Too often. The committee recommends that the ban on Good Friday, Christmas Day pub-opening and the restrictions on St Patrick's Day (which is treated like a Sunday) be continued, because, in part, "there is no significant groundswell of public opinion in favour of [change]".

Good Friday

Really? Two questions. Who have these characters been talking to?

Good Friday is the most reviled day in the entire calendar, when more liver damage is done at grimly alcoholic parties than at Christmas and the New year combined, and this is simply and solely because of the closure of pubs. Second question: what does it matter whether or not there is a groundswell of opinion? Are we back to the "accepted norms" principle of moral-law making?

It looks like it. Why should all pubs be closed on Good Friday? What if a minority of pubowners and drinkers want their own pubs to be open? Why should hotels not be allowed to serve wine to their guests at dinner? Why should people not meet if they want for drinks in a pub on Christmas Day? Why should. . .

But enough of this. Listen to these words about Good Friday which convey so much: "It was further suggested that we could bring trouble on ourselves by violating the religious significance of the day." And of course bringing trouble on themselves is the thing which these pioneers of personal freedom would go to any lengths to avoid.

So it is barely relevant that these law-makers would not "violate" the religious significance of the day if they changed the law: they would merely be permitting others to do so. Yet they cannot even begin to grasp this simple principle of personal freedom. It was a previous generation of lawmakers' comparable (and comparably contemptible) fear of bringing trouble on themselves which caused decades of equivocation and mealy-mouthed cowardice over the decriminalisation of condoms.

Vested interest

Cowardice is not the only factor in Irish law-making; there is also the vested interest, which was most powerfully evident in the quite disgraceful 1988 Act which permitted restaurants to have full licences, but on financially punitive conditions which, of course, did not apply to pubs which served food. Thus was the powerful vinters' lobby kept happy. A provision compelling supermarkets to have over-the-counter sales only became law, but was not signed by the Minister.

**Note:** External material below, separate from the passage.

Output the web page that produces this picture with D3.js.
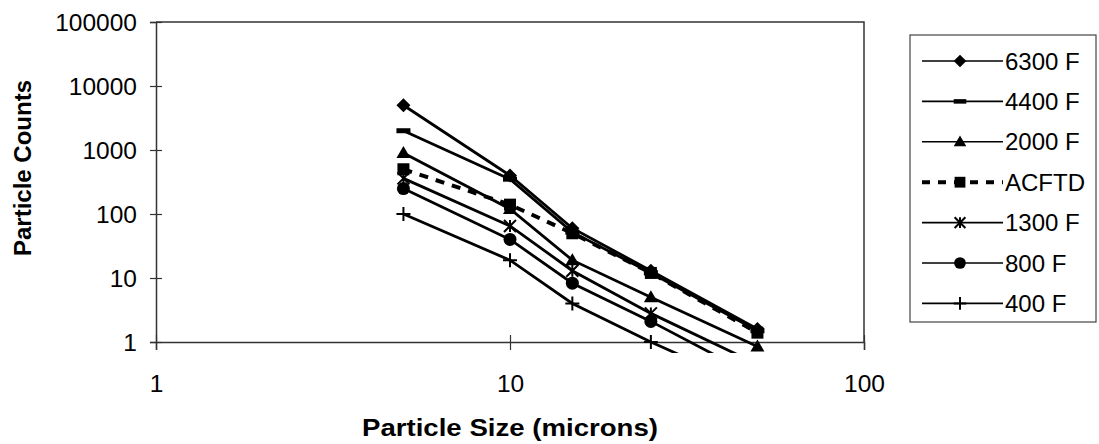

It remains on the statute book. The Dail committee supplies final proof of its ridiculousness by recommending that this preposterous measure remain in place, lest supermarkets get into the habit of selling to the under-age. My own experience is that it is off-licences which sell to the underage, not supermarkets; yet here we have a perfect insight into what law-makers think the law is for: not a legal instrument to be considered by the courts, but a putative weapon to be held in reserve, Just In Case.

Truly, if you want to see why real power is shifting from equivocating politicians to a voraciously assertive judiciary, the Oireachtas Review of Liquor Licensing provides all the depressing evidence you could possibly need.